Tuesday, July 7, 2009

Back in the WW saddle again. The scales (179), the mirror, the camera and the clothes (14's & 16's) can't all be lying. I am trying a new instructor and a new location to see if it will work any better, longer and not have me crawling back and back and back. this has been going on since 1971 in the old days of liver once a week and canned tuna. But it is healthy and it works if I work it. In keeping with the resolve yesterday when I rejoined, I went to yoga class last night and staggered up to do 45 min. on the recumbent bike too. Didn't eat today until 3pm and still wasn't really hungry. Had leftover veg soup with deck of cards size of leftover brisket and a Diet Rite Zero. I had decided to get off aspartame but looks like I am away from that now.

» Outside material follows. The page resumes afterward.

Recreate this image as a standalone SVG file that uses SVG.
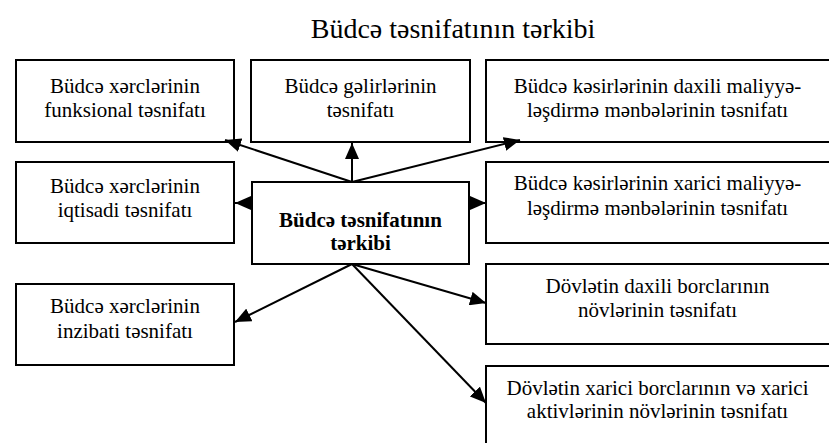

I will try not to be such a whore about them as I was and stick mainly to iced tea, green decaf tea enhanced with lemonade Crystal Lite store brand stuff but today after the soup I wanted a little sweet. It has been in the fridge a while and I worried that it might have expired and I'd get a mouthful of carbonated water but no. It hit the spot. Tonight at 7:30pm I am going back for more punishing yoga and the bike too. I am reading a book called "The End of Overeating" but that seems very optimistic but it is keeping me thinking about this battle I fight again and again. A little like the Vietnam war where we took areas only to lose them and have to fight and retake the same ground. So I am getting into the pink camo to go to war against the creeping immortal and returning fat.

Monday, April 27, 2009

Of what?

What is it that I'm supposed to be cured of? Insecurity, self-consciousness, doubt, they're all still with me, following me like a shadow for lo these many years.